The relator applies for a mandamus, under the supervisory jurisdiction of this court, to compel the respondent judge to proceed with a suit filed by him, aud to enter up judgment in the case.

In the suit of relator against one Gilford Sampson, filed in the respondent’s court, the magistrate dismissed- the case because of want of jurisdiction. This order of dismissal was on the motion of the magistrate who took notice of the fact that the obligation sued on was more than five years’ standing, and in his opinion the obligation was prescribed, and as there was nothing due he could not entertain the suit. In his return he alleges that he bases his action upon an opinion and decree recently rendered by the Circuit Court of Appeals in this circuit. We are inclined to believe that the respondent judge is in error in interpreting some decree of that court.

Prescription can not be supplied by the judge. It must be specially pleaded by the defendant. In this case the obligation sued on was for the sum of ten dollars. When it was executed the defendant waived citation and confessed judgment for the amount.
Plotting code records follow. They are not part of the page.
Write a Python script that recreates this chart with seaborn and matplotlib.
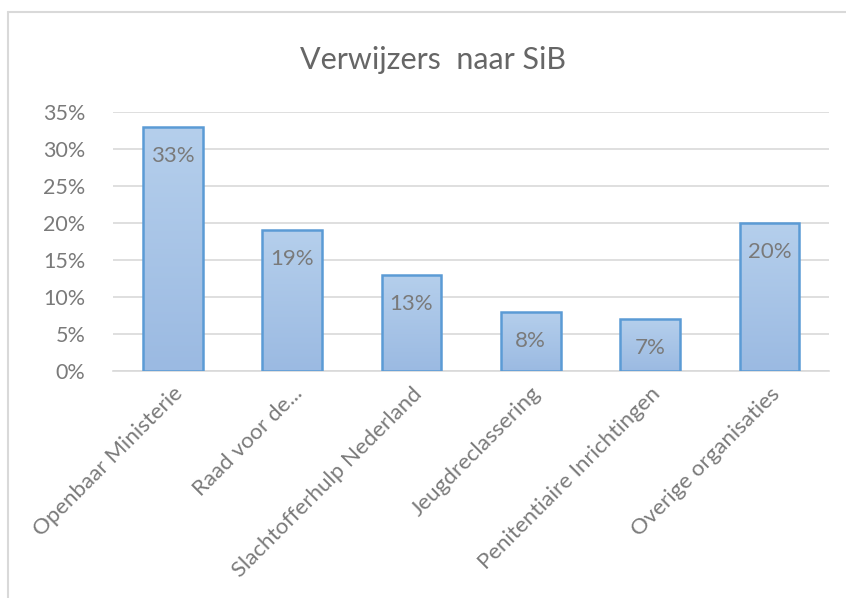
import matplotlib
matplotlib.use("Agg")
import matplotlib.pyplot as plt
import seaborn as sb
import numpy as np
import pandas as pd
from matplotlib.colors import LinearSegmentedColormap
from matplotlib.ticker import PercentFormatter

# Data
categories = ["Openbaar Ministerie", "Raad voor de...", "Slachtofferhulp Nederland",
              "Jeugdreclassering", "Penitentiaire Inrichtingen", "Overige organisaties"]
shares = [0.33, 0.19, 0.13, 0.08, 0.07, 0.20]
bar_labels = ["33%", "19%", "13%", "8%", "7%", "20%"]

df = pd.DataFrame({"verwijzer": categories, "aandeel": shares})

sb.set_style("white")
plt.rcParams["font.family"] = ["Lato", "DejaVu Sans"]

fig = plt.figure(figsize=(8.46, 5.98), dpi=100)
ax = fig.add_axes([0.1336, 0.3796, 0.8464, 0.4331])

sb.barplot(data=df, x="verwijzer", y="aandeel", width=0.5,
           color="#a8c4e8", edgecolor="#5b9bd5", linewidth=1.8, ax=ax, zorder=3)

# gradient fill inside each bar
grad = LinearSegmentedColormap.from_list("g", ["#9bbae2", "#b5cfec"])
for p in ax.patches:
    x0, y0 = p.get_x(), p.get_y()
    w, h = p.get_width(), p.get_height()
    im = ax.imshow(np.linspace(0, 1, 100).reshape(-1, 1), cmap=grad, aspect="auto",
                   extent=[x0, x0 + w, y0, y0 + h], origin="lower", zorder=3.5)
    im.set_clip_path(p)
    p.set_facecolor("none")
    p.set_zorder(4)

ax.set_xlim(-0.5, len(categories) - 0.5)
ax.set_ylim(0, 0.35)
ax.set_yticks(np.arange(0, 0.36, 0.05))
ax.yaxis.set_major_formatter(PercentFormatter(1.0, decimals=0))
ax.grid(axis="y", color="#d9d9d9", linewidth=1.2, zorder=0)
for s in ["top", "right", "left"]:
    ax.spines[s].set_visible(False)
ax.spines["bottom"].set_color("#d9d9d9")
ax.spines["bottom"].set_linewidth(1.2)
ax.set_xlabel("")
ax.set_ylabel("")
ax.tick_params(axis="y", length=0, pad=20, labelsize=15.5, labelcolor="#7a7a7a")
ax.tick_params(axis="x", length=0, pad=9, labelsize=16, labelcolor="#7a7a7a")
plt.setp(ax.get_xticklabels(), rotation=45, ha="right", va="top", rotation_mode="anchor")

ax.bar_label(ax.containers[0], labels=bar_labels, padding=-28, fontsize=16,
             color="#7a7a7a", zorder=5)

fig.text(0.512, 0.9, "Verwijzers  naar SiB", ha="center", va="center",
         fontsize=22, fontweight="normal", color="#666666")

# chart area border
fig.add_artist(plt.Line2D([0.0095, 0.0095], [0.0, 0.98], color="#d9d9d9", lw=1.5))
fig.add_artist(plt.Line2D([0.0095, 1.0], [0.98, 0.98], color="#d9d9d9", lw=1.5))

fig.savefig("out.png", dpi=100, facecolor="white")
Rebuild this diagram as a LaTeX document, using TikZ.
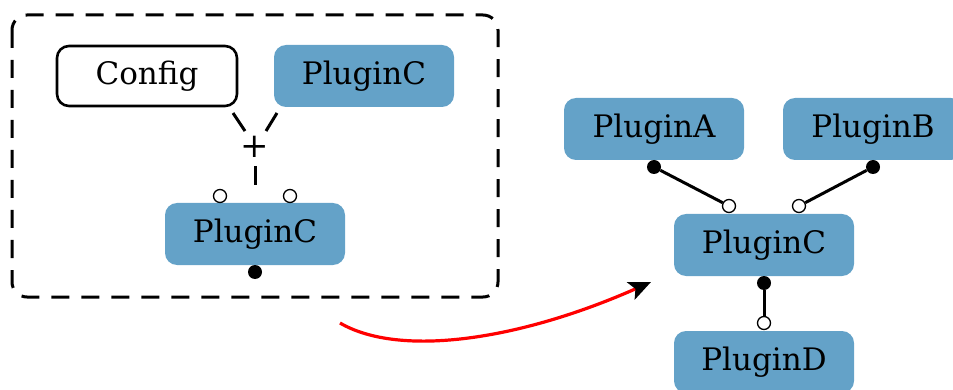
\documentclass[tikz,border=0pt]{standalone}
\usepackage{fontspec}
\setmainfont{DejaVu Serif}
\usetikzlibrary{arrows.meta,calc}
\definecolor{plugblue}{RGB}{100,162,200}
\begin{document}
\begin{tikzpicture}[x=1pt,y=-1pt,
  plug/.style={fill=plugblue,rounded corners=12pt,minimum width=180pt,minimum height=62pt,inner sep=0pt,font=\fontsize{31}{36}\selectfont},
  cfg/.style={draw=black,line width=2.6pt,fill=white,rounded corners=12pt,minimum width=180pt,minimum height=60pt,inner sep=0pt,font=\fontsize{31}{36}\selectfont},
  ball/.style={circle,fill=black,inner sep=0pt,minimum size=14pt},
  sock/.style={circle,draw=black,fill=white,line width=1.3pt,inner sep=0pt,minimum size=13pt},
  link/.style={line width=3pt},
  dlink/.style={line width=3pt}
]
\useasboundingbox (0,0) rectangle (953,390);
% dashed container
\draw[line width=3pt,dash pattern=on 18pt off 12pt,rounded corners=15pt] (12,15) rectangle (498,297);
\node[cfg] (config) at (147,76) {Config};
\node[plug] (pcTop) at (364,76) {PluginC};
\node[plug] (pcIn) at (255,234) {PluginC};
\node[inner sep=0pt,font=\fontsize{34}{34}\selectfont] (plus) at (255,147) {+};
\coordinate (d1a) at (233,113); \coordinate (d1b) at (245,131);
\coordinate (d2a) at (277,113); \coordinate (d2b) at (266,131);
\coordinate (d3a) at (255,166); \coordinate (d3b) at (255,185);
\draw[dlink] (d1a) -- (d1b);
\draw[dlink] (d2a) -- (d2b);
\draw[dlink] (d3a) -- (d3b);
\node[sock] (s1) at (220,196) {};
\node[sock] (s2) at (290,196) {};
\node[ball] (b0) at (255,272) {};
% right graph
\node[plug] (pa) at (654,129) {PluginA};
\node[plug] (pb) at (873,129) {PluginB};
\node[plug] (pc) at (764,245) {PluginC};
\node[plug] (pd) at (764,362) {PluginD};
\node[ball] (ba) at (654,167) {};
\node[ball] (bb) at (873,167) {};
\node[ball] (bc) at (764,283) {};
\node[sock] (sa) at (729,206) {};
\node[sock] (sb) at (799,206) {};
\node[sock] (sd) at (764,323) {};
\draw[link] (ba) -- (sa);
\draw[link] (bb) -- (sb);
\draw[link] (bc) -- (sd);
% red arrow
\coordinate (rs) at (340,323);
\coordinate (re) at (651,282);
\draw[red,line width=3.2pt,-{Stealth[black,length=22pt,width=19pt,inset=5pt]}] (rs) .. controls (400,358) and (520,340) .. (re);
\end{tikzpicture}
\end{document}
The waiving of citation was a personal privilege, which he could do in advance, and he could confess judgment at the same time. The hardship, if any, is of his own making. Stein vs. Brunner, 42 An. 72.

The duty of the judge was very plain. In the absence of any appearance of the defendant, or any plea filed by him, to enter judgment against the defendant. Id.

The relief prayed for is granted, and the mandamus made peremptory.